[start of DATA SECTION]
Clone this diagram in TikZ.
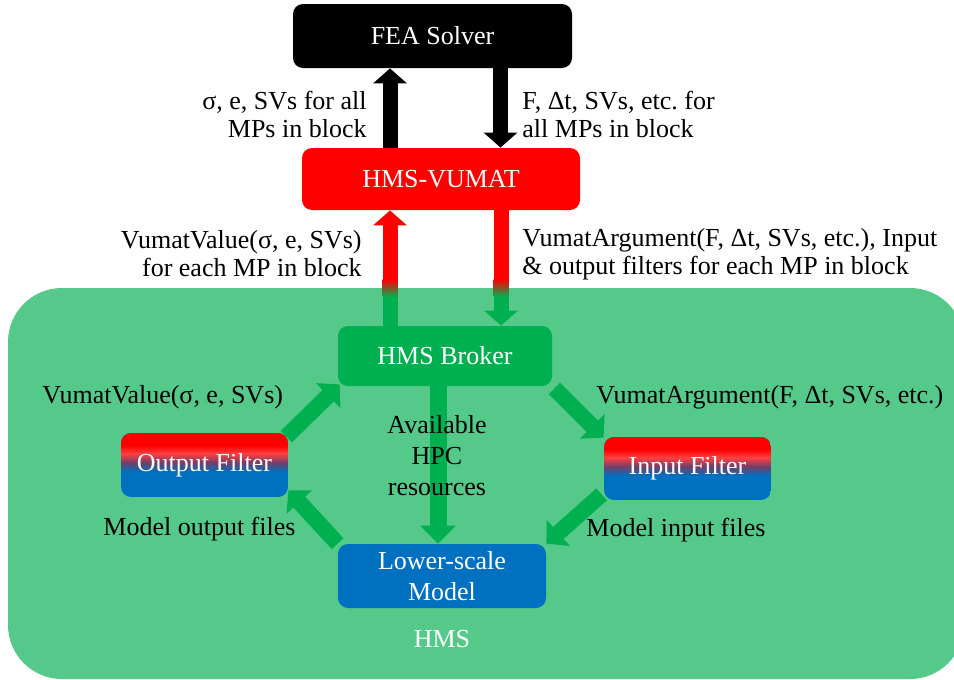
\documentclass[tikz,border=0pt]{standalone}
\usepackage{fontspec}
\setmainfont{Liberation Serif}
\frenchspacing
\usetikzlibrary{arrows.meta,calc}
\definecolor{hmsbg}{RGB}{84,201,138}
\definecolor{hmsgreen}{RGB}{0,176,80}
\definecolor{hmsblue}{RGB}{0,112,192}
\colorlet{mauve}{red!45!hmsblue}
\colorlet{pinkred}{red!75!white}
\newcommand{\lblfont}{\fontsize{13pt}{14pt}\selectfont}
\newcommand{\widefont}{\fontsize{13pt}{15.5pt}\selectfont}
% #1 from colour, #2 to colour, #3 x1, #4 x2, #5 y-start, #6 y-end (px), #7 steps
\newcommand{\gband}[7]{%
  \foreach \ii in {1,...,#7} {
    \pgfmathsetmacro{\yya}{(#5)+((#6)-(#5))*(\ii-1)/#7}
    \pgfmathsetmacro{\yyb}{(#5)+((#6)-(#5))*\ii/#7+0.4}
    \pgfmathtruncatemacro{\pp}{100*(\ii-0.5)/#7}
    \fill[#2!\pp!#1] (#3,\yya) rectangle (#4,\yyb);
  }}
% filter background: x1, y1 (top), x2, y2 (bottom) in px
\newcommand{\filterbg}[4]{%
  \begin{scope}
    \clip[rounded corners=5pt] (#1,#2) rectangle (#3,#4);
    \fill[hmsblue] (#1,#2) rectangle (#3,#4);
    \pgfmathsetmacro{\ya}{#2+13.4}
    \fill[red] (#1,#2) rectangle (#3,\ya);
    \gband{red}{pinkred}{#1}{#3}{#2+13}{#2+21}{8}
    \gband{pinkred}{mauve}{#1}{#3}{#2+21}{#2+30}{9}
    \gband{mauve}{hmsblue}{#1}{#3}{#2+30}{#2+39}{9}
  \end{scope}}
\tikzset{
  box/.style={rounded corners=5pt, inner sep=0pt, text=white, font=\lblfont, align=center},
  lbl/.style={inner sep=0pt, font=\lblfont, text=black},
  bigarrow/.style={line width=7.5pt, -{Triangle[width=16.5pt,length=7.5pt]}},
  diagarrow/.style={hmsgreen, line width=8pt, -{Triangle[width=17pt,length=8pt]}},
  midarrow/.style={hmsgreen, line width=8.5pt, -{Triangle[width=17.5pt,length=9pt]}},
}
\begin{document}
\begin{tikzpicture}[x=0.5pt,y=-0.5pt]
\useasboundingbox (0,0) rectangle (954,680);
\clip (0,0) rectangle (954,680);
\fill[white] (0,0) rectangle (954,680);
% HMS region
\node[fill=hmsbg, rounded corners=27pt, minimum width=478pt, minimum height=195.5pt, inner sep=0pt] (hms) at (486,483.5) {};
\node[lbl, text=white] (hmslabel) at (442,639) {HMS};
% filter gradients
\filterbg{121}{433}{288}{497}
\filterbg{604}{437}{771}{500}
% boxes
\node[box, fill=black, minimum width=139.5pt, minimum height=32pt] (fea) at (432.5,36) {FEA Solver};
\node[box, fill=red, minimum width=139pt, minimum height=31pt] (vumat) at (441,179) {HMS-VUMAT};
\node[box, fill=hmsgreen, minimum width=107pt, minimum height=30pt] (broker) at (445,356) {HMS Broker};
\node[box, minimum width=83.5pt, minimum height=32pt] (outf) at (204.5,465) {Output Filter};
\node[box, minimum width=83.5pt, minimum height=31.5pt] (inf) at (687.5,468.5) {Input Filter};
\node[box, font=\widefont, fill=hmsblue, minimum width=104pt, minimum height=32pt] (lower) at (442,576) {Lower-scale\\Model};
% black arrows
\coordinate (bu) at ([xshift=-21.25pt]fea.south);
\coordinate (bd) at ([xshift=34pt]fea.south);
\draw[bigarrow, black] (bu |- vumat.north) -- (bu);
\draw[bigarrow, black] (bd) -- (bd |- vumat.north);
% red-green arrows
\coordinate (ru) at ([xshift=-27.5pt]broker.north);
\coordinate (rd) at ([xshift=28pt]broker.north);
\draw[bigarrow, red] (ru) -- (ru |- vumat.south);
\fill[hmsgreen] ($(ru)+(-3.75pt,0pt)$) rectangle ($(ru |- hms.north)+(3.75pt,-4.5pt)$);
\shade[top color=red, bottom color=hmsgreen] ($(ru |- hms.north)+(-3.75pt,4pt)$) rectangle ($(ru |- hms.north)+(3.75pt,-4.6pt)$);
\draw[bigarrow, hmsgreen] (rd |- vumat.south) -- (rd);
\fill[red] ($(rd |- vumat.south)+(-3.75pt,0pt)$) rectangle ($(rd |- hms.north)+(3.75pt,4pt)$);
\shade[top color=red, bottom color=hmsgreen] ($(rd |- hms.north)+(-3.75pt,4.1pt)$) rectangle ($(rd |- hms.north)+(3.75pt,-4.5pt)$);
% green arrows
\draw[diagarrow] ([shift={(-1pt,-2pt)}]outf.north east) -- ([shift={(1pt,1pt)}]broker.south west);
\draw[diagarrow] ([shift={(1pt,-1pt)}]broker.south east) -- ([shift={(0pt,-0.5pt)}]inf.north west);
\draw[diagarrow] ([shift={(-1pt,3pt)}]inf.south west) -- (lower.north east);
\draw[diagarrow] (lower.north west) -- ([shift={(0pt,3.5pt)}]outf.south east);
\coordinate (ma) at ([xshift=-3.5pt]broker.south);
\draw[midarrow] (ma) -- (ma |- lower.north);
% labels
\node[lbl, anchor=east, align=right] (l1) at (367,114) {σ, e, SVs for all\\MPs in block};
\node[lbl, anchor=west, align=left] (l2) at (522,114) {F, Δt, SVs, etc. for\\all MPs in block};
\node[lbl, anchor=east, align=right] (l3) at (362,254) {VumatValue(σ, e, SVs)\\for each MP in block};
\node[lbl, anchor=west, align=left] (l4) at (522,254) {VumatArgument(F, Δt, SVs, etc.), Input\\\& output filters for each MP in block};
\node[lbl, anchor=west] (l5) at (42,397) {VumatValue(σ, e, SVs)};
\node[lbl, anchor=west] (l6) at (596,397) {VumatArgument(F, Δt, SVs, etc.)};
\node[lbl, font=\widefont, align=center] (l7) at (437,456) {Available\\HPC\\resources};
\node[lbl, anchor=west] (l8) at (103,529) {Model output files};
\node[lbl, anchor=west] (l9) at (586,530) {Model input files};
\end{tikzpicture}
\end{document}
[end of DATA SECTION]
**SET TASK:** Write the listing out a second time exactly, dropping all images.

**EXPECTED ANSWER:**
Clone this diagram in TikZ.
\documentclass[tikz,border=0pt]{standalone}
\usepackage{fontspec}
\setmainfont{Liberation Serif}
\frenchspacing
\usetikzlibrary{arrows.meta,calc}
\definecolor{hmsbg}{RGB}{84,201,138}
\definecolor{hmsgreen}{RGB}{0,176,80}
\definecolor{hmsblue}{RGB}{0,112,192}
\colorlet{mauve}{red!45!hmsblue}
\colorlet{pinkred}{red!75!white}
\newcommand{\lblfont}{\fontsize{13pt}{14pt}\selectfont}
\newcommand{\widefont}{\fontsize{13pt}{15.5pt}\selectfont}
% #1 from colour, #2 to colour, #3 x1, #4 x2, #5 y-start, #6 y-end (px), #7 steps
\newcommand{\gband}[7]{%
  \foreach \ii in {1,...,#7} {
    \pgfmathsetmacro{\yya}{(#5)+((#6)-(#5))*(\ii-1)/#7}
    \pgfmathsetmacro{\yyb}{(#5)+((#6)-(#5))*\ii/#7+0.4}
    \pgfmathtruncatemacro{\pp}{100*(\ii-0.5)/#7}
    \fill[#2!\pp!#1] (#3,\yya) rectangle (#4,\yyb);
  }}
% filter background: x1, y1 (top), x2, y2 (bottom) in px
\newcommand{\filterbg}[4]{%
  \begin{scope}
    \clip[rounded corners=5pt] (#1,#2) rectangle (#3,#4);
    \fill[hmsblue] (#1,#2) rectangle (#3,#4);
    \pgfmathsetmacro{\ya}{#2+13.4}
    \fill[red] (#1,#2) rectangle (#3,\ya);
    \gband{red}{pinkred}{#1}{#3}{#2+13}{#2+21}{8}
    \gband{pinkred}{mauve}{#1}{#3}{#2+21}{#2+30}{9}
    \gband{mauve}{hmsblue}{#1}{#3}{#2+30}{#2+39}{9}
  \end{scope}}
\tikzset{
  box/.style={rounded corners=5pt, inner sep=0pt, text=white, font=\lblfont, align=center},
  lbl/.style={inner sep=0pt, font=\lblfont, text=black},
  bigarrow/.style={line width=7.5pt, -{Triangle[width=16.5pt,length=7.5pt]}},
  diagarrow/.style={hmsgreen, line width=8pt, -{Triangle[width=17pt,length=8pt]}},
  midarrow/.style={hmsgreen, line width=8.5pt, -{Triangle[width=17.5pt,length=9pt]}},
}
\begin{document}
\begin{tikzpicture}[x=0.5pt,y=-0.5pt]
\useasboundingbox (0,0) rectangle (954,680);
\clip (0,0) rectangle (954,680);
\fill[white] (0,0) rectangle (954,680);
% HMS region
\node[fill=hmsbg, rounded corners=27pt, minimum width=478pt, minimum height=195.5pt, inner sep=0pt] (hms) at (486,483.5) {};
\node[lbl, text=white] (hmslabel) at (442,639) {HMS};
% filter gradients
\filterbg{121}{433}{288}{497}
\filterbg{604}{437}{771}{500}
% boxes
\node[box, fill=black, minimum width=139.5pt, minimum height=32pt] (fea) at (432.5,36) {FEA Solver};
\node[box, fill=red, minimum width=139pt, minimum height=31pt] (vumat) at (441,179) {HMS-VUMAT};
\node[box, fill=hmsgreen, minimum width=107pt, minimum height=30pt] (broker) at (445,356) {HMS Broker};
\node[box, minimum width=83.5pt, minimum height=32pt] (outf) at (204.5,465) {Output Filter};
\node[box, minimum width=83.5pt, minimum height=31.5pt] (inf) at (687.5,468.5) {Input Filter};
\node[box, font=\widefont, fill=hmsblue, minimum width=104pt, minimum height=32pt] (lower) at (442,576) {Lower-scale\\Model};
% black arrows
\coordinate (bu) at ([xshift=-21.25pt]fea.south);
\coordinate (bd) at ([xshift=34pt]fea.south);
\draw[bigarrow, black] (bu |- vumat.north) -- (bu);
\draw[bigarrow, black] (bd) -- (bd |- vumat.north);
% red-green arrows
\coordinate (ru) at ([xshift=-27.5pt]broker.north);
\coordinate (rd) at ([xshift=28pt]broker.north);
\draw[bigarrow, red] (ru) -- (ru |- vumat.south);
\fill[hmsgreen] ($(ru)+(-3.75pt,0pt)$) rectangle ($(ru |- hms.north)+(3.75pt,-4.5pt)$);
\shade[top color=red, bottom color=hmsgreen] ($(ru |- hms.north)+(-3.75pt,4pt)$) rectangle ($(ru |- hms.north)+(3.75pt,-4.6pt)$);
\draw[bigarrow, hmsgreen] (rd |- vumat.south) -- (rd);
\fill[red] ($(rd |- vumat.south)+(-3.75pt,0pt)$) rectangle ($(rd |- hms.north)+(3.75pt,4pt)$);
\shade[top color=red, bottom color=hmsgreen] ($(rd |- hms.north)+(-3.75pt,4.1pt)$) rectangle ($(rd |- hms.north)+(3.75pt,-4.5pt)$);
% green arrows
\draw[diagarrow] ([shift={(-1pt,-2pt)}]outf.north east) -- ([shift={(1pt,1pt)}]broker.south west);
\draw[diagarrow] ([shift={(1pt,-1pt)}]broker.south east) -- ([shift={(0pt,-0.5pt)}]inf.north west);
\draw[diagarrow] ([shift={(-1pt,3pt)}]inf.south west) -- (lower.north east);
\draw[diagarrow] (lower.north west) -- ([shift={(0pt,3.5pt)}]outf.south east);
\coordinate (ma) at ([xshift=-3.5pt]broker.south);
\draw[midarrow] (ma) -- (ma |- lower.north);
% labels
\node[lbl, anchor=east, align=right] (l1) at (367,114) {σ, e, SVs for all\\MPs in block};
\node[lbl, anchor=west, align=left] (l2) at (522,114) {F, Δt, SVs, etc. for\\all MPs in block};
\node[lbl, anchor=east, align=right] (l3) at (362,254) {VumatValue(σ, e, SVs)\\for each MP in block};
\node[lbl, anchor=west, align=left] (l4) at (522,254) {VumatArgument(F, Δt, SVs, etc.), Input\\\& output filters for each MP in block};
\node[lbl, anchor=west] (l5) at (42,397) {VumatValue(σ, e, SVs)};
\node[lbl, anchor=west] (l6) at (596,397) {VumatArgument(F, Δt, SVs, etc.)};
\node[lbl, font=\widefont, align=center] (l7) at (437,456) {Available\\HPC\\resources};
\node[lbl, anchor=west] (l8) at (103,529) {Model output files};
\node[lbl, anchor=west] (l9) at (586,530) {Model input files};
\end{tikzpicture}
\end{document}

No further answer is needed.